Directions - The material below should be written out in full and exactly; pictures stay out of the copy.
§ §
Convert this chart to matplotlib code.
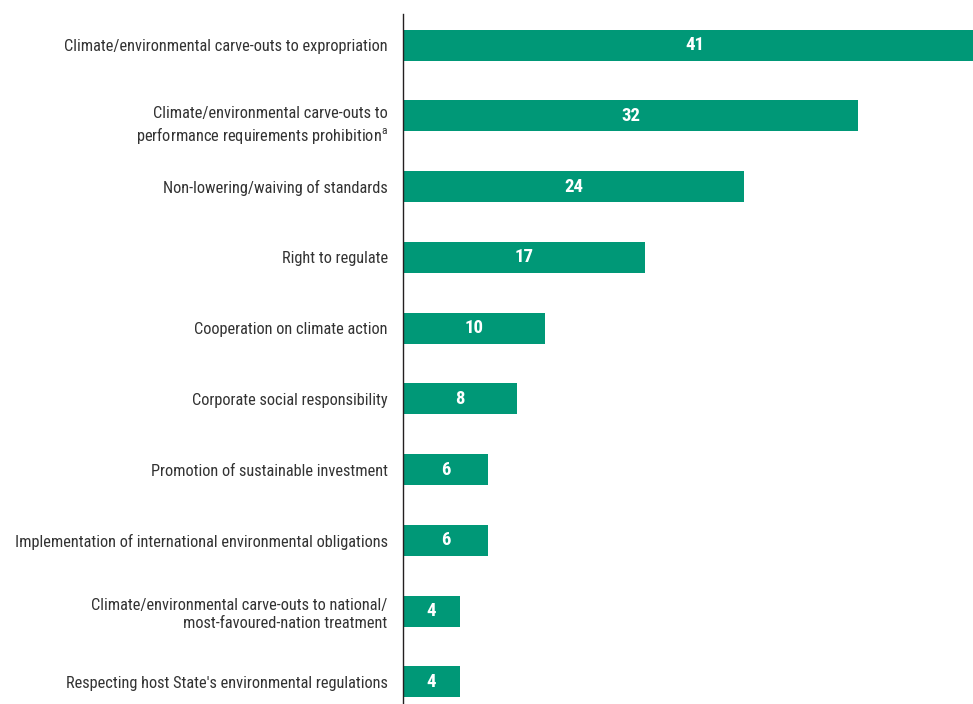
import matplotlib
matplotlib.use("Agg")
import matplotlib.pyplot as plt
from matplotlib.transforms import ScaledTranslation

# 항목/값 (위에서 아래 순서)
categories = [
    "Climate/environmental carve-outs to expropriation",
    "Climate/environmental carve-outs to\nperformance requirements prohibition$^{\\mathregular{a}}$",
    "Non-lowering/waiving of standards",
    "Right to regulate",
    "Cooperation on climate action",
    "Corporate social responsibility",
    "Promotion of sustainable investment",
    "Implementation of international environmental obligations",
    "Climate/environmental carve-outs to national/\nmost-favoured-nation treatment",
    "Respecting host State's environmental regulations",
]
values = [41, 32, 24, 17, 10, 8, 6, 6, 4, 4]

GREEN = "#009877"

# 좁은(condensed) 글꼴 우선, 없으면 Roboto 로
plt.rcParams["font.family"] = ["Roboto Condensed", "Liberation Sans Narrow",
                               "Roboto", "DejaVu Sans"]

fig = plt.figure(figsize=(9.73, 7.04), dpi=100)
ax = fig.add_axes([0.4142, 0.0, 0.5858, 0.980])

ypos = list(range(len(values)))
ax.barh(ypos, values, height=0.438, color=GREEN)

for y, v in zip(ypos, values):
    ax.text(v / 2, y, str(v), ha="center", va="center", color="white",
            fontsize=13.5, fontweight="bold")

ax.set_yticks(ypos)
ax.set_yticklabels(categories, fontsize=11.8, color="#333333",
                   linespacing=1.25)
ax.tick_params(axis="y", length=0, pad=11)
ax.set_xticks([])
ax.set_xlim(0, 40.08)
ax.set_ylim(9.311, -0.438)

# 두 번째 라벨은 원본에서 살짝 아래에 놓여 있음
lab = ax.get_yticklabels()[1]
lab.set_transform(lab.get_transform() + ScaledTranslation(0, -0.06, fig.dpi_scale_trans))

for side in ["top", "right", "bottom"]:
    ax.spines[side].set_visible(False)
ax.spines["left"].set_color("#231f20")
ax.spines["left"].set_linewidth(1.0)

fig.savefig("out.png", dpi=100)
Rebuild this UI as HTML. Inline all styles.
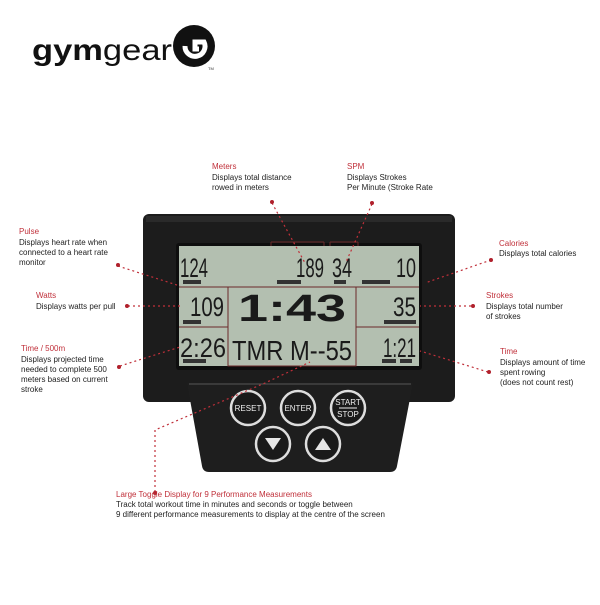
§ §
Full answer -
Convert this chart to matplotlib code.
import matplotlib
matplotlib.use("Agg")
import matplotlib.pyplot as plt
from matplotlib.transforms import ScaledTranslation

# 항목/값 (위에서 아래 순서)
categories = [
    "Climate/environmental carve-outs to expropriation",
    "Climate/environmental carve-outs to\nperformance requirements prohibition$^{\\mathregular{a}}$",
    "Non-lowering/waiving of standards",
    "Right to regulate",
    "Cooperation on climate action",
    "Corporate social responsibility",
    "Promotion of sustainable investment",
    "Implementation of international environmental obligations",
    "Climate/environmental carve-outs to national/\nmost-favoured-nation treatment",
    "Respecting host State's environmental regulations",
]
values = [41, 32, 24, 17, 10, 8, 6, 6, 4, 4]

GREEN = "#009877"

# 좁은(condensed) 글꼴 우선, 없으면 Roboto 로
plt.rcParams["font.family"] = ["Roboto Condensed", "Liberation Sans Narrow",
                               "Roboto", "DejaVu Sans"]

fig = plt.figure(figsize=(9.73, 7.04), dpi=100)
ax = fig.add_axes([0.4142, 0.0, 0.5858, 0.980])

ypos = list(range(len(values)))
ax.barh(ypos, values, height=0.438, color=GREEN)

for y, v in zip(ypos, values):
    ax.text(v / 2, y, str(v), ha="center", va="center", color="white",
            fontsize=13.5, fontweight="bold")

ax.set_yticks(ypos)
ax.set_yticklabels(categories, fontsize=11.8, color="#333333",
                   linespacing=1.25)
ax.tick_params(axis="y", length=0, pad=11)
ax.set_xticks([])
ax.set_xlim(0, 40.08)
ax.set_ylim(9.311, -0.438)

# 두 번째 라벨은 원본에서 살짝 아래에 놓여 있음
lab = ax.get_yticklabels()[1]
lab.set_transform(lab.get_transform() + ScaledTranslation(0, -0.06, fig.dpi_scale_trans))

for side in ["top", "right", "bottom"]:
    ax.spines[side].set_visible(False)
ax.spines["left"].set_color("#231f20")
ax.spines["left"].set_linewidth(1.0)

fig.savefig("out.png", dpi=100)
Rebuild this UI as HTML. Inline all styles.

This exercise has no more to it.